Image of a colorful hellebore being sorted for sale

Sorting our flowering hellebores by color

Okay now the interesting part about hellebores is they don't always come true to color, so the key is you have to plant your colors and isolate those separately in the garden to be able to maintain those colors. So, a lot of what we do is experimenting. We will isolate some and then we will bloom those, which is now these are two-year-old plants they're in flower and we track to see if they're coming true from color; if not, we know that we've got them too close to another color.

So, here's what we would expect: this is our number 225 in the garden. We know that the parent has a white flower with a dark center and if we look through our two-year-old seedlings we will see there's a plant with white flowers with dark centers exactly what we expected, but in looking through, we're not getting a very high percentage, we're getting some. We also get some here, that went back to the parent. This is a very nice red violet so that's got a very large flower and what we like is it up-facing. Normally hellebores are down-facing so we're always putting in our breeding strains the ones that have up-facing or out-facing flowers so that one will get saved to become a seed parent for the future years.

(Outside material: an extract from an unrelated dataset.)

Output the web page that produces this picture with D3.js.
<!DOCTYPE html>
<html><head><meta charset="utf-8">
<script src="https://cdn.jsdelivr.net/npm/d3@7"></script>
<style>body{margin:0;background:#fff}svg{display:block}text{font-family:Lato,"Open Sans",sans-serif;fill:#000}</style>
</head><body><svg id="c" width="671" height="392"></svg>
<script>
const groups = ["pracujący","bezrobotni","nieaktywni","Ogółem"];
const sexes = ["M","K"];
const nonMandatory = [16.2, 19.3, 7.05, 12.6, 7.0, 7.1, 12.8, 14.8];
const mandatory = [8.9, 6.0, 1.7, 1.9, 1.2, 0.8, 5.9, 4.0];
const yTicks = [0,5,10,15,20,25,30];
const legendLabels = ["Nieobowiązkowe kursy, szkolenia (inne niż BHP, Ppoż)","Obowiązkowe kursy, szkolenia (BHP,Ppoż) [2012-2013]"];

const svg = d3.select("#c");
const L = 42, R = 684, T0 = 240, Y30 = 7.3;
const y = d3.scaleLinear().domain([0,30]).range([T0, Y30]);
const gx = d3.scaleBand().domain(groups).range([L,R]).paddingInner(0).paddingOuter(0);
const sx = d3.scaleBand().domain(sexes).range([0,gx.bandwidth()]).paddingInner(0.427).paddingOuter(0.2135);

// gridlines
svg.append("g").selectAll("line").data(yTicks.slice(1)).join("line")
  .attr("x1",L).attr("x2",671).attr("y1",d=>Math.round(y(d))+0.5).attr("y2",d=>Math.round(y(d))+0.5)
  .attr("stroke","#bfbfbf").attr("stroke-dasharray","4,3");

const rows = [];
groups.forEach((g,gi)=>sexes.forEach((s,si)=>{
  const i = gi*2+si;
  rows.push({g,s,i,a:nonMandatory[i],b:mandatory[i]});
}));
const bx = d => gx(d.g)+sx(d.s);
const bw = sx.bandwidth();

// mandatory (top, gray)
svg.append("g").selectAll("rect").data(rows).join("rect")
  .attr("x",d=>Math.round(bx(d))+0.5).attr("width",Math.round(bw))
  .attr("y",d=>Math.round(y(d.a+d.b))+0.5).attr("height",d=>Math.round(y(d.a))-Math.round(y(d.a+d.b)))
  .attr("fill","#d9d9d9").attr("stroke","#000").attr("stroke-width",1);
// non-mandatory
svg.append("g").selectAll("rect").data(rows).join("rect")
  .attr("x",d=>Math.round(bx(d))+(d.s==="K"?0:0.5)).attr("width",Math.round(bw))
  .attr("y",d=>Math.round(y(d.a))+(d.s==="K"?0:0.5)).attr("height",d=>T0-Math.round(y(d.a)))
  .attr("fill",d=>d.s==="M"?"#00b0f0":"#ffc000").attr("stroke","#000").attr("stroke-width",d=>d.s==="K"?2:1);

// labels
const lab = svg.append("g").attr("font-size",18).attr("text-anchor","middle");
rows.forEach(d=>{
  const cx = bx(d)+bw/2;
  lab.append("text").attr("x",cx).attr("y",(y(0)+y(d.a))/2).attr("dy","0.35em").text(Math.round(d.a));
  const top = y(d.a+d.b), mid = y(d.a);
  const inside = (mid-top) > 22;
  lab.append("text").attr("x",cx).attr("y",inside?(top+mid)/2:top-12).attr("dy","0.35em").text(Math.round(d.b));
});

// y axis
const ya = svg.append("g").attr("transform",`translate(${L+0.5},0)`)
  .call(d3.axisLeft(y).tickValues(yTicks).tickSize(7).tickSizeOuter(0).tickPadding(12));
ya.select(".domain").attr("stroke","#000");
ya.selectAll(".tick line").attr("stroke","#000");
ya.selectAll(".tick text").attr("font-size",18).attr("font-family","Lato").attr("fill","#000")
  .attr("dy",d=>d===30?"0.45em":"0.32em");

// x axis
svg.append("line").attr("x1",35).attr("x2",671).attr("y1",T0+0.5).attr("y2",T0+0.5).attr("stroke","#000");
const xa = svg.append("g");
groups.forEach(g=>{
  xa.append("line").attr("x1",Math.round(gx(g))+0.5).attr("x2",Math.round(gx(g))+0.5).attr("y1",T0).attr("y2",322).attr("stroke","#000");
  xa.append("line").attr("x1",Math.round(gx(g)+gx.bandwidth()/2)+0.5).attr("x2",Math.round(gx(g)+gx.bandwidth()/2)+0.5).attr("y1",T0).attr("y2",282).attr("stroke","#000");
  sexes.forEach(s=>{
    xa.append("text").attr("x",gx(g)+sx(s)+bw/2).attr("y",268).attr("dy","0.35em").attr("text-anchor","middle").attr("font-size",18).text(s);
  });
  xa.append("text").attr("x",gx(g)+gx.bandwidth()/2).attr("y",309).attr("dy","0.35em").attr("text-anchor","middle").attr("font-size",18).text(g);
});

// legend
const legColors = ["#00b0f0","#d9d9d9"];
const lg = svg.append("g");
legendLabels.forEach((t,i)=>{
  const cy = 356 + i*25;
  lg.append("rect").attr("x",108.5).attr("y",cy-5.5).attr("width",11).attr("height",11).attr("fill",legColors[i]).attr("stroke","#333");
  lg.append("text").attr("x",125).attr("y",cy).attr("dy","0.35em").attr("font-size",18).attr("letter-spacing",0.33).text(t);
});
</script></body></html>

Okay then we have some that just don't make the cut. Now here’s an example: this one is a sort of a violet and it's got some spots in it, but it doesn't match our quality that we want. So, this will actually get discarded so these will not be sold off. These will be put in our compost pile. Then we have things that are really ugly, and this is just when you have and are combining genes, you’re going to get a fair amount of what we call discards. 

Image of a hellebore that just did not make the cut

Nice coloration, but this hellebore doesn't quiet meet our standards and will be discarded

We're very particular about what we allowed to be sold in our color strains So the first one will be sold is our white with splotch color strain, the other will be sold as a red violet, these will be discards. So, for each group of seedlings we have we go through these. We go through about twice a week in the wintertime, selecting the colors and separating those and that way when we offer these for sale by colors, we've actually hand gone through each one to make sure the color conforms to what we say it is.

Now some hellebore breeders actually make hand crosses. We allow the bees to do ours here at the nursery, but these are actually made by hand and therefore the breeders can assure that these are going to come almost 100 percent true from color. This is one called ‘Painted Doubles’. And this one, we don't even need to flower these before we sell it because we know they're going to be a hundred percent consistent and that's what we monitor. We always keep a few from last year so that we can monitor the fact that they are a hundred percent consistent as we say.